WHAT THE TASK REQUIRES — Return the records from the first line through the line containing "import seaborn as sns", and leave out the pictures.

Records from a dataset:

- - - - -

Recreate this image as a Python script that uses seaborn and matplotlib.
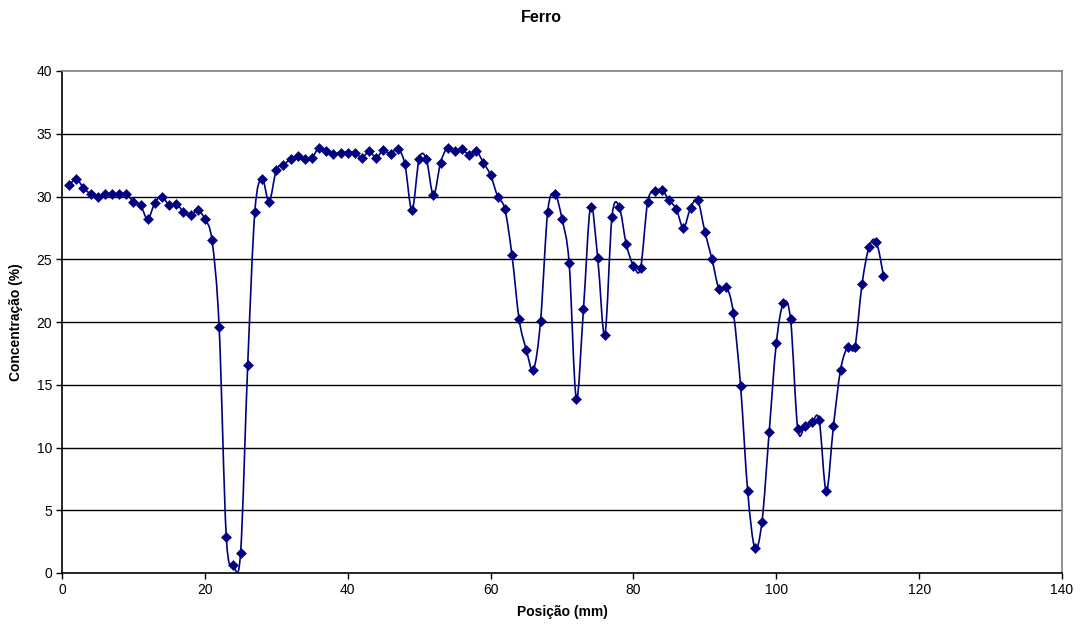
import numpy as np
import pandas as pd
import matplotlib
matplotlib.use("Agg")
import matplotlib.pyplot as plt
from matplotlib.path import Path
from matplotlib.patches import PathPatch
import seaborn as sns

# ---- data ----
posicao = list(range(1, 116))
concentracao = [
    30.9, 31.4, 30.7, 30.2, 30.0, 30.2, 30.2, 30.2, 30.2, 29.6,
    29.3, 28.2, 29.5, 30.0, 29.3, 29.4, 28.8, 28.5, 28.9, 28.2,
    26.5, 19.6, 2.9, 0.6, 1.6, 16.6, 28.8, 31.4, 29.6, 32.1,
    32.5, 33.0, 33.2, 33.0, 33.1, 33.9, 33.6, 33.4, 33.5, 33.5,
    33.5, 33.1, 33.6, 33.1, 33.7, 33.4, 33.8, 32.6, 28.9, 33.0,
    33.0, 30.1, 32.7, 33.9, 33.6, 33.8, 33.3, 33.6, 32.7, 31.7,
    30.0, 29.0, 25.3, 20.2, 17.8, 16.2, 20.1, 28.8, 30.2, 28.2,
    24.7, 13.9, 21.0, 29.2, 25.1, 19.0, 28.4, 29.2, 26.2, 24.5,
    24.3, 29.6, 30.4, 30.5, 29.7, 29.0, 27.5, 29.1, 29.7, 27.2,
    25.0, 22.6, 22.8, 20.7, 14.9, 6.5, 2.0, 4.1, 11.2, 18.3,
    21.5, 20.2, 11.5, 11.7, 12.0, 12.2, 6.5, 11.7, 16.2, 18.0,
    18.0, 23.0, 26.0, 26.4, 23.7,
]
x_ticks = [0, 20, 40, 60, 80, 100, 120, 140]
y_ticks = [0, 5, 10, 15, 20, 25, 30, 35, 40]
title = "Ferro"
x_label = "Posição (mm)"
y_label = "Concentração (%)"

df = pd.DataFrame({"pos": posicao, "conc": concentracao})

sns.set_theme(style="white")
plt.rcParams["font.family"] = ["Liberation Sans", "DejaVu Sans"]
plt.rcParams["text.color"] = "black"
plt.rcParams["axes.labelcolor"] = "black"
plt.rcParams["xtick.color"] = "black"
plt.rcParams["ytick.color"] = "black"

fig = plt.figure(figsize=(10.83, 6.35), dpi=100)
ax = fig.add_axes([62 / 1083, 62 / 635, 1000 / 1083, 502 / 635])

color = "#000080"

# smooth (Catmull-Rom as cubic Bezier) line, like Excel's smoothed line
xs = np.array(posicao, dtype=float)
ys = np.array(concentracao, dtype=float)
verts = [(xs[0], ys[0])]
codes = [Path.MOVETO]
n = len(xs)
t = 1.0 / 6.0
for i in range(n - 1):
    p0 = (xs[i - 1], ys[i - 1]) if i > 0 else (xs[i], ys[i])
    p1 = (xs[i], ys[i])
    p2 = (xs[i + 1], ys[i + 1])
    p3 = (xs[i + 2], ys[i + 2]) if i + 2 < n else (xs[i + 1], ys[i + 1])
    c1 = (p1[0] + (p2[0] - p0[0]) * t, p1[1] + (p2[1] - p0[1]) * t)
    c2 = (p2[0] - (p3[0] - p1[0]) * t, p2[1] - (p3[1] - p1[1]) * t)
    verts += [c1, c2, p2]
    codes += [Path.CURVE4] * 3
ax.add_patch(PathPatch(Path(verts, codes), facecolor="none", edgecolor=color,
                       lw=1.2, zorder=3))

sns.scatterplot(data=df, x="pos", y="conc", marker="D", s=26, color=color,
                edgecolor=color, linewidth=0.4, ax=ax, zorder=4, legend=False)

ax.set_xlim(0, 140)
ax.set_ylim(0, 40)
ax.set_xticks(x_ticks)
ax.set_yticks(y_ticks)
ax.tick_params(axis="both", labelsize=10, length=4, width=1, direction="out",
               color="black", labelcolor="black", pad=3, left=True, bottom=True)
for yv in y_ticks[1:-1]:
    ax.axhline(yv, color="black", lw=1.0, zorder=1)

ax.spines["left"].set_color("black")
ax.spines["bottom"].set_color("black")
ax.spines["top"].set_color("#808080")
ax.spines["right"].set_color("#808080")
for s in ax.spines.values():
    s.set_linewidth(1.2)

ax.set_xlabel(x_label, fontsize=10, fontweight="bold", labelpad=6, color="black")
ax.set_ylabel(y_label, fontsize=10, fontweight="bold", labelpad=10, color="black")
fig.text(0.5, 1 - 18 / 635, title, ha="center", va="center",
         fontsize=11.5, fontweight="bold", color="black")

fig.savefig("out.png", dpi=100)
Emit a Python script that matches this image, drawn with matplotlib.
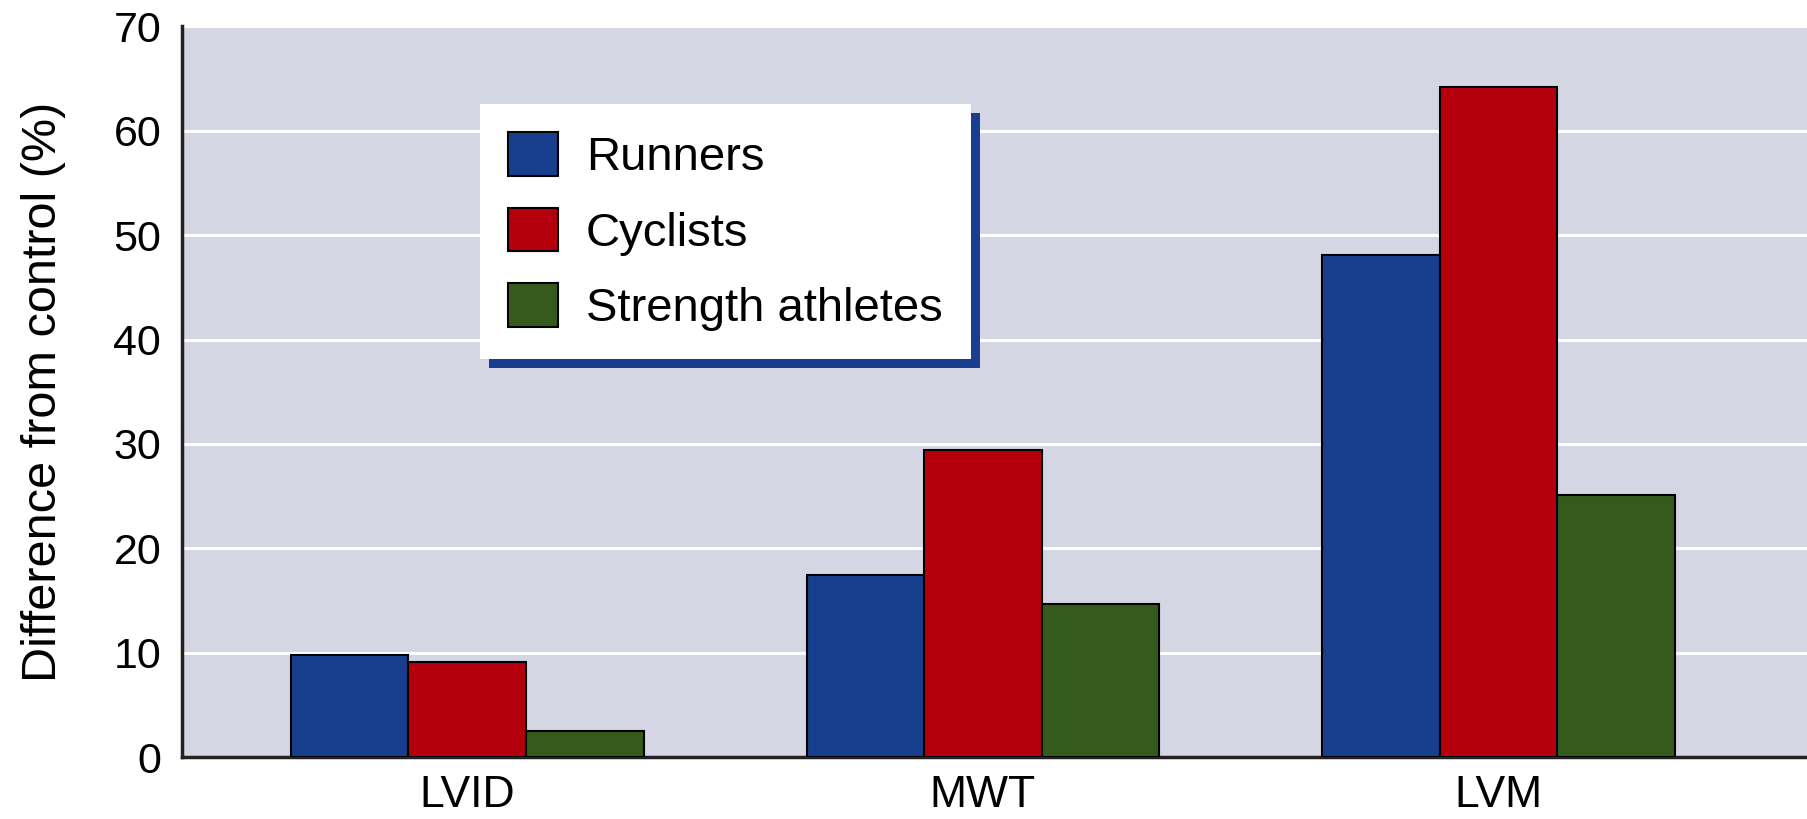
import numpy as np
import matplotlib
matplotlib.use("Agg")
from matplotlib import pyplot as plt
from matplotlib.patches import Rectangle

plt.rcParams['font.family'] = ['Liberation Sans', 'DejaVu Sans']

categories = ['LVID', 'MWT', 'LVM']
runners = [9.8, 17.4, 48.1]
cyclists = [9.1, 29.4, 64.2]
strength = [2.5, 14.7, 25.1]
series_names = ['Runners', 'Cyclists', 'Strength athletes']
colors = ['#173f8d', '#b3000c', '#345b1c']
yticks = [0, 10, 20, 30, 40, 50, 60, 70]

fig = plt.figure(figsize=(18.08, 8.19), dpi=100)
ax = fig.add_axes([0.1007, 0.0757, 0.8993, 0.892])
ax.set_facecolor('#d4d6e3')

x = np.arange(len(categories))
width = 0.228
for i, (vals, name, c) in enumerate(zip([runners, cyclists, strength], series_names, colors)):
    ax.bar(x + (i - 1) * width, vals, width, color=c, edgecolor='black',
           linewidth=1.5, label=name, zorder=3)

ax.set_xlim(-0.553, 2.60)
ax.set_ylim(0, 70)
ax.set_yticks(yticks)
ax.set_xticks(x, categories)
ax.grid(axis='y', color='white', linewidth=2.2, zorder=1)
ax.set_axisbelow(True)
ax.tick_params(axis='y', length=0, labelsize=31, pad=15)
ax.tick_params(axis='x', length=0, labelsize=32, pad=13)
for s in ['top', 'right']:
    ax.spines[s].set_visible(False)
for s in ['left', 'bottom']:
    ax.spines[s].set_linewidth(2.5)
    ax.spines[s].set_color('#222222')
ax.set_ylabel('Difference from control (%)', fontsize=35, labelpad=34)

leg = ax.legend(loc='upper left', bbox_to_anchor=(0.183, 0.894), borderaxespad=0,
                fontsize=34, frameon=True, fancybox=False, framealpha=1,
                edgecolor='none', facecolor='white', handlelength=1.05,
                handleheight=1.05, handletextpad=0.6, labelspacing=0.58,
                borderpad=0.6)
leg.set_zorder(6)

# blue drop shadow behind the legend box
fig.canvas.draw()
bb = leg.get_window_extent()
off = 9
shadow = Rectangle((bb.x0 + off, bb.y0 - off), bb.width, bb.height,
                   transform=None, facecolor='#1a3e8f', edgecolor='none', zorder=5)
ax.add_artist(shadow)

fig.savefig('out.png', dpi=100)
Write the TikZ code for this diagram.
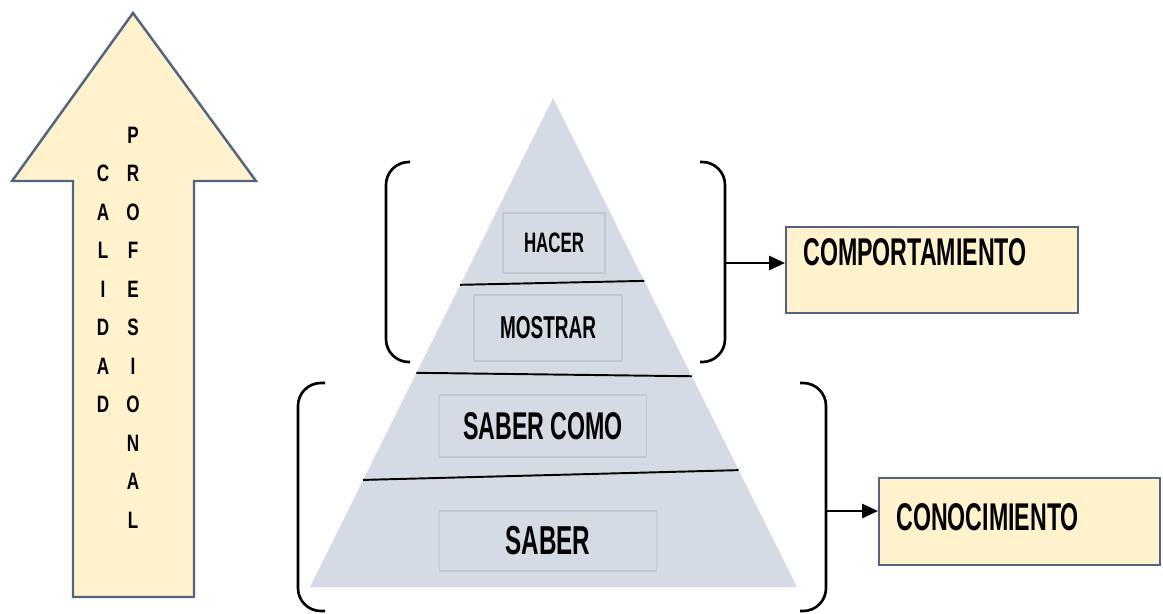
\documentclass[tikz,border=0pt]{standalone}
\usepackage{fontspec}
\setmainfont{Liberation Sans}
\newfontfamily\narrowfont[FakeStretch=0.6]{Liberation Sans}
\newfontfamily\letterfont[FakeStretch=0.72]{Liberation Sans}
\usetikzlibrary{calc,arrows.meta}
\definecolor{cream}{HTML}{FFF2CC}
\definecolor{slate}{HTML}{52647F}
\definecolor{pyrgray}{HTML}{D5DBE5}
\definecolor{tboxline}{HTML}{C2C8D1}

\begin{document}
\begin{tikzpicture}[x=0.02cm, y=-0.02cm,
            letter/.style={inner sep=0, font=\letterfont\bfseries\fontsize{13.5}{14}\selectfont},
            tbox/.style={draw=tboxline, line width=0.6pt, fill=pyrgray, inner sep=0,
                font=\narrowfont\bfseries},
            infobox/.style={draw=slate, line width=1.2pt, fill=cream, inner sep=0},
            boxtext/.style={inner sep=0, anchor=west, font=\narrowfont\bfseries\fontsize{22}{24}\selectfont},
            brace/.style={line width=1.5pt, rounded corners=13pt},
            link/.style={line width=1.3pt, -{Triangle[length=9pt, width=8pt]}},
            level/.style={line width=1.1pt}]
        \useasboundingbox (0,0) rectangle (1163,613);

        \draw [slate, line width=1.4pt, fill=cream, line join=miter]
            (133,13) -- (256,181) -- (194,181) -- (194,597) -- (73,597) -- (73,181) -- (12,181) -- cycle;
        \foreach \ch [count=\i] in {C,A,L,I,D,A,D}
            \node [letter] (cal\i) at (103,173.5+38.5*\i-38.5) {\ch};
        \foreach \ch [count=\i] in {P,R,O,F,E,S,I,O,N,A,L}
            \node [letter] (pro\i) at (133,135+38.5*\i-38.5) {\ch};

        \coordinate (apex) at (553,98);
        \coordinate (bl) at (310,587);
        \coordinate (br) at (797,587);
        \fill [pyrgray] (apex) -- (bl) -- (br) -- cycle;
        \draw [level] ($(apex)!0.382!(bl)$) -- ($(apex)!0.374!(br)$);
        \draw [level] ($(apex)!0.562!(bl)$) -- ($(apex)!0.569!(br)$);
        \draw [level] ($(apex)!0.781!(bl)$) -- ($(apex)!0.761!(br)$);

        \node [tbox, minimum width=2.04cm, minimum height=1.2cm, font=\narrowfont\bfseries\fontsize{16}{18}\selectfont] (hacer) at (554,243) {HACER};
        \node [tbox, minimum width=2.96cm, minimum height=1.32cm, font=\narrowfont\bfseries\fontsize{18}{20}\selectfont] (mostrar) at (548,328) {MOSTRAR};
        \node [tbox, minimum width=4.14cm, minimum height=1.24cm, font=\narrowfont\bfseries\fontsize{22}{24}\selectfont] (sabcomo) at (543,426) {SABER COMO};
        \node [tbox, minimum width=4.34cm, minimum height=1.2cm, font=\narrowfont\bfseries\fontsize{23}{25}\selectfont] (saber) at (548,541) {SABER};

        \draw [brace] (410,162) -- (386,162) -- (386,362) -- (410,362);
        \draw [brace] (700,162) -- (725,162) -- (725,362) -- (700,362);
        \draw [brace] (325,383) -- (298,383) -- (298,611) -- (325,611);
        \draw [brace] (800,383) -- (826,383) -- (826,611) -- (800,611);

        \node [infobox, minimum width=5.84cm, minimum height=1.72cm] (comp) at (932,270) {};
        \node [boxtext] (comptext) at (803,252) {COMPORTAMIENTO};
        \node [infobox, minimum width=5.62cm, minimum height=1.74cm] (cono) at (1019.5,521.5) {};
        \node [boxtext] (conotext) at (896,517) {CONOCIMIENTO};

        \coordinate (kt) at (725,263);
        \coordinate (kb) at (826,511);
        \draw [link] (kt) -- (kt -| comp.west);
        \draw [link] (kb) -- (kb -| cono.west);
    \end{tikzpicture}
\end{document}
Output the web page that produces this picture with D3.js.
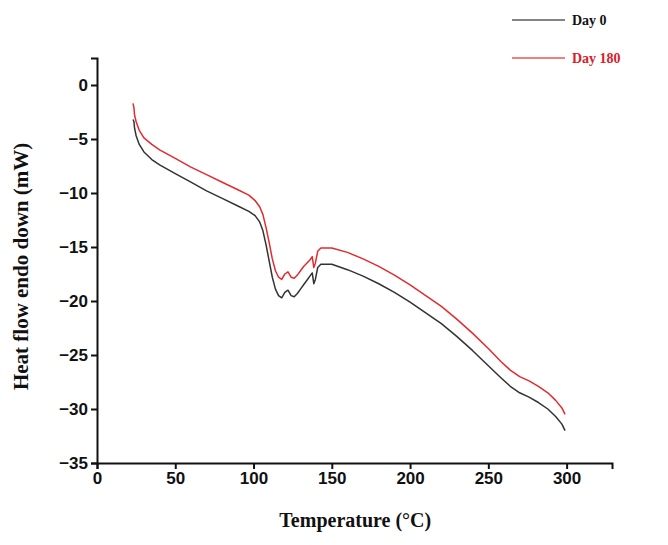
<!DOCTYPE html>
<html><head><meta charset="utf-8">
<script src="https://cdn.jsdelivr.net/npm/d3@7"></script>
<style>body{margin:0;background:#fff}svg{display:block}</style>
</head><body>
<svg id="chart" width="668" height="545"></svg>
<script>
const seriesNames = ["Day 0", "Day 180"];
const seriesColors = ["#333333", "#e32b2f"];
const xTicks = [0, 50, 100, 150, 200, 250, 300];
const yTicks = [0, -5, -10, -15, -20, -25, -30, -35];

const day0 = [[23,-3.2],[23.6,-3.4],[24,-4.0],[25,-4.7],[27,-5.5],[30,-6.2],[35,-6.9],[40,-7.4],[50,-8.2],[60,-9.0],[70,-9.8],[80,-10.5],[90,-11.2],[97,-11.7],[101,-12.1],[104,-12.7],[106,-13.5],[108,-14.8],[110,-16.3],[112,-17.8],[114,-18.9],[116,-19.5],[118,-19.7],[120,-19.2],[122,-19.0],[124,-19.5],[126,-19.6],[128,-19.3],[130,-18.9],[132,-18.5],[134,-18.1],[136,-17.7],[137.5,-17.4],[138.5,-18.4],[139.5,-18.0],[141,-16.9],[143,-16.6],[150,-16.6],[160,-17.1],[170,-17.7],[180,-18.4],[190,-19.2],[200,-20.1],[210,-21.1],[220,-22.1],[230,-23.3],[240,-24.6],[250,-26.0],[258,-27.1],[264,-27.9],[270,-28.5],[276,-28.9],[282,-29.4],[288,-30.0],[293,-30.7],[297,-31.4],[299,-32.0]];

const day180 = [[23,-1.7],[23.6,-2.1],[24,-2.8],[25,-3.4],[27,-4.2],[30,-4.9],[35,-5.5],[40,-6.0],[50,-6.8],[60,-7.6],[70,-8.3],[80,-9.0],[90,-9.7],[97,-10.2],[101,-10.7],[104,-11.3],[106,-12.0],[108,-13.2],[110,-14.6],[112,-16.1],[114,-17.2],[116,-17.8],[118,-18.0],[120,-17.5],[122,-17.3],[124,-17.8],[126,-17.9],[128,-17.6],[130,-17.2],[132,-16.8],[134,-16.5],[136,-16.2],[137.5,-15.9],[138.5,-16.9],[139.5,-16.5],[141,-15.4],[143,-15.1],[150,-15.1],[160,-15.5],[170,-16.1],[180,-16.8],[190,-17.6],[200,-18.5],[210,-19.5],[220,-20.5],[230,-21.7],[240,-23.0],[250,-24.4],[258,-25.6],[264,-26.4],[270,-27.0],[276,-27.4],[282,-27.9],[288,-28.5],[293,-29.2],[297,-29.9],[299,-30.5]];

const series = [day0, day180];

const svg = d3.select("#chart");
const margin = {left: 97, top: 58, right: 56, bottom: 82};
const W = 668, H = 545;
const x = d3.scaleLinear().domain([0, 329]).range([margin.left, W - margin.right]);
const y = d3.scaleLinear().domain([-35, 2.5]).range([H - margin.bottom, margin.top]);

const xAxis = svg.append("g").attr("transform", `translate(0,${y(-35)})`)
  .call(d3.axisBottom(x).tickValues(xTicks).tickSize(6).tickPadding(3).tickFormat(d3.format("d")));
const yAxis = svg.append("g").attr("transform", `translate(${x(0)},0)`)
  .call(d3.axisLeft(y).tickValues(yTicks).tickSize(6).tickPadding(3).tickFormat(d => d < 0 ? "\u2212" + Math.abs(d) : d));
[xAxis, yAxis].forEach(a => {
  a.selectAll("path").attr("stroke", "#111").attr("stroke-width", 2);
  a.selectAll("line").attr("stroke", "#111").attr("stroke-width", 2);
  a.selectAll("text").attr("fill", "#111").style("font-family", "'Liberation Sans', Arial, sans-serif").style("font-weight", "bold").style("font-size", "17px");
});

const line = d3.line().x(d => x(d[0])).y(d => y(d[1]));
series.forEach((s, i) => {
  svg.append("path").datum(s).attr("d", line).attr("fill", "none")
    .attr("stroke", seriesColors[i]).attr("stroke-width", 1.5).attr("stroke-linejoin", "round");
});

svg.append("text").attr("x", x(165)).attr("y", 527).attr("text-anchor", "middle")
  .style("font-family", "'Liberation Serif', 'Times New Roman', serif").style("font-weight", "bold").style("font-size", "20px")
  .attr("fill", "#111").text("Temperature (\u00B0C)");
svg.append("text").attr("transform", `translate(28,${y(-16.8)}) rotate(-90)`).attr("text-anchor", "middle")
  .style("font-family", "'Liberation Serif', 'Times New Roman', serif").style("font-weight", "bold").style("font-size", "21px")
  .attr("fill", "#111").text("Heat flow endo down (mW)");

const leg = svg.append("g");
seriesNames.forEach((n, i) => {
  const ly = 20 + i * 38;
  leg.append("line").attr("x1", 512).attr("x2", 565).attr("y1", ly).attr("y2", ly)
    .attr("stroke", seriesColors[i]).attr("stroke-width", 1.5).attr("opacity", 0.8);
  leg.append("text").attr("x", 572).attr("y", ly + 5)
    .style("font-family", "'Liberation Serif', 'Times New Roman', serif").style("font-weight", "bold").style("font-size", "14px")
    .attr("fill", i === 0 ? "#111" : "#d9202a").text(n);
});
</script>
</body></html>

- - - - -

OUTPUT OF THE TASK —
Recreate this image as a Python script that uses seaborn and matplotlib.
import numpy as np
import pandas as pd
import matplotlib
matplotlib.use("Agg")
import matplotlib.pyplot as plt
from matplotlib.path import Path
from matplotlib.patches import PathPatch
import seaborn as sns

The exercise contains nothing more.